- OBJECTIVE -
What is the number of lines in the entries below that include the word "code"? Provide the number only.

- INPUT ROWS -
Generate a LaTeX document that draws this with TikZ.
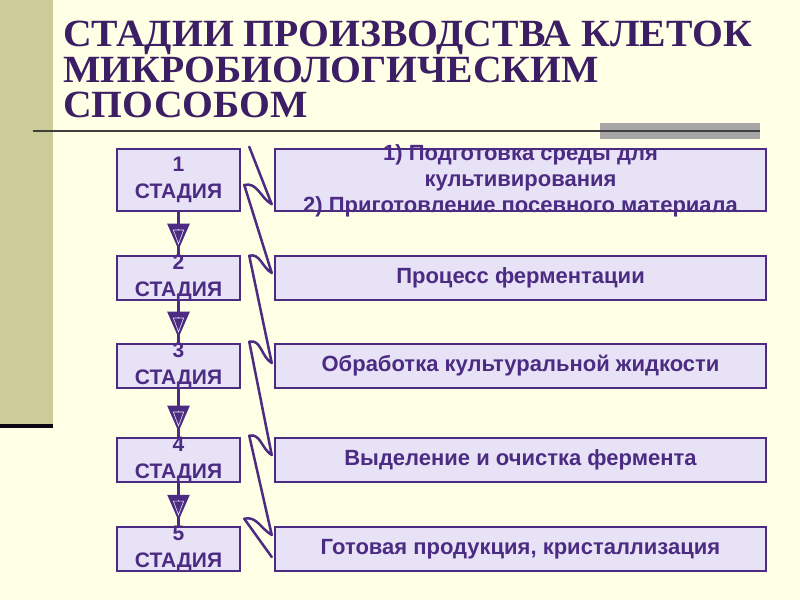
* * *
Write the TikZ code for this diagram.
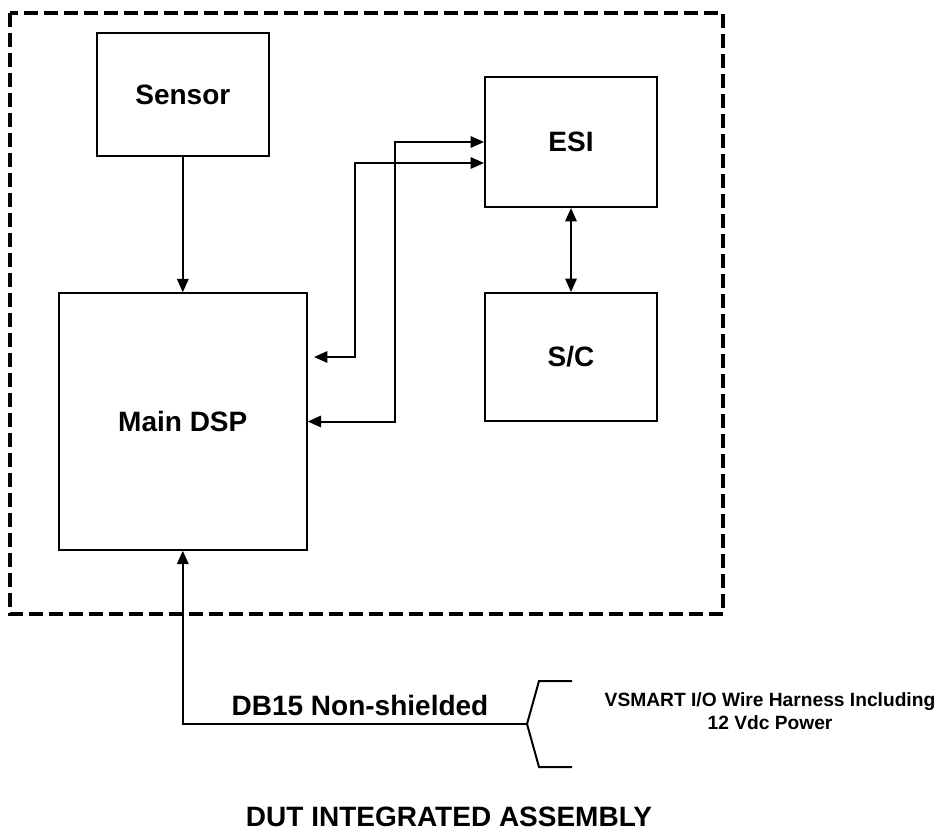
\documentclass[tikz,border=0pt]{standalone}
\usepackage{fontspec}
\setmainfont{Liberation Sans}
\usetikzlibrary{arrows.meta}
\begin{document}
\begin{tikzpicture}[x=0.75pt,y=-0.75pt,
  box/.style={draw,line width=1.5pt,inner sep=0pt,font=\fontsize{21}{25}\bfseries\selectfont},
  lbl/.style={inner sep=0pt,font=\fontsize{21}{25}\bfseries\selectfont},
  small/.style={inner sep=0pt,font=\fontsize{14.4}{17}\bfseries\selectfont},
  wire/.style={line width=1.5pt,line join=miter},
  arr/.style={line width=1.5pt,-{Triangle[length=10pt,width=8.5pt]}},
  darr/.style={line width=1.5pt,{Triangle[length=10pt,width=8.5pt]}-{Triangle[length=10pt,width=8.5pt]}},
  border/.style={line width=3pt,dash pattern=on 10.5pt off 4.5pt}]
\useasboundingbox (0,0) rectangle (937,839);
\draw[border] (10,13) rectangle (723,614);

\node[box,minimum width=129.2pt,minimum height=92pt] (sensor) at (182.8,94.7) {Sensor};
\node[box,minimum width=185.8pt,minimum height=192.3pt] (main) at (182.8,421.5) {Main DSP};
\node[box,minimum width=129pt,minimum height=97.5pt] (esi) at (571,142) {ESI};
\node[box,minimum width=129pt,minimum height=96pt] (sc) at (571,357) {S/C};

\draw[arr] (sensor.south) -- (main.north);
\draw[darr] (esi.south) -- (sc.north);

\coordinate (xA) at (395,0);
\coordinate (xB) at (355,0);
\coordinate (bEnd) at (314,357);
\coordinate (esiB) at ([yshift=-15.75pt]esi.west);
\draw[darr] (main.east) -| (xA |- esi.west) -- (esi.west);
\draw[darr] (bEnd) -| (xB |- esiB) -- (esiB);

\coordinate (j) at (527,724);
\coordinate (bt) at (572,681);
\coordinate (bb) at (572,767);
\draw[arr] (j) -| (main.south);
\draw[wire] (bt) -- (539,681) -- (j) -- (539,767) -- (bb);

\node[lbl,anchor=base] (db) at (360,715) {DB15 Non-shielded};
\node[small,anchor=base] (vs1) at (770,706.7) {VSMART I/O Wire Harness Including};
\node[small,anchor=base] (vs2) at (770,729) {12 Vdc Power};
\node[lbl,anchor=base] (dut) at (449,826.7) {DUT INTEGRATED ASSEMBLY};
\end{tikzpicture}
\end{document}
...
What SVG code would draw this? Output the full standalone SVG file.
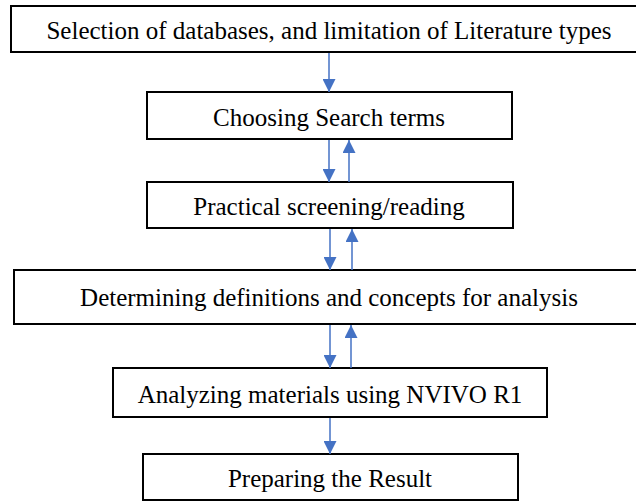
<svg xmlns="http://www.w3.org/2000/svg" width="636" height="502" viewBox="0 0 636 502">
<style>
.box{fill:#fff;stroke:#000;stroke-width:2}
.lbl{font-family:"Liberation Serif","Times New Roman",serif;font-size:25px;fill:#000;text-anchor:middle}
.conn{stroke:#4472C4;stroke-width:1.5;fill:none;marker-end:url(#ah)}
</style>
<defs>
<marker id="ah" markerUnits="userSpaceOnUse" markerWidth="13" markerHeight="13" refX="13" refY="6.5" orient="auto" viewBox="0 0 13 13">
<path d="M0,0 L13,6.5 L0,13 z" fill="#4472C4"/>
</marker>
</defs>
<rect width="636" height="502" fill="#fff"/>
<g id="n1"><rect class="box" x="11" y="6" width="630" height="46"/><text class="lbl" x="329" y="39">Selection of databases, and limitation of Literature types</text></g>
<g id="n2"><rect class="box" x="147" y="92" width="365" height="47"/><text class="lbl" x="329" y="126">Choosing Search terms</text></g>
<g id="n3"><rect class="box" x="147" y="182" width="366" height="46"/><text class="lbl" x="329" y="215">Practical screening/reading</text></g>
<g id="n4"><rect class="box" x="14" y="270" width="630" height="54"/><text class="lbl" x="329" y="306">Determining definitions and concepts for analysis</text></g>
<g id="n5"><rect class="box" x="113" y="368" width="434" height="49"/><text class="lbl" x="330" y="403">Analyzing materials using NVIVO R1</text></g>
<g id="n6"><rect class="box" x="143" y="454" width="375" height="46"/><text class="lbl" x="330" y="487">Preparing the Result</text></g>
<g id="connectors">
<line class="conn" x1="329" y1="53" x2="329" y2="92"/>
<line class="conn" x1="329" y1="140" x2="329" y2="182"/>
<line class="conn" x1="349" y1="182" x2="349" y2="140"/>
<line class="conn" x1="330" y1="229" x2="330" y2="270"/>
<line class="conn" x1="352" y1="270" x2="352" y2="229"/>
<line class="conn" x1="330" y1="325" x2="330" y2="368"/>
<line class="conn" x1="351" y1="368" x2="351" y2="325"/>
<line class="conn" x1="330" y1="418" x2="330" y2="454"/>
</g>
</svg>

- EXERCISE OUTPUT -
2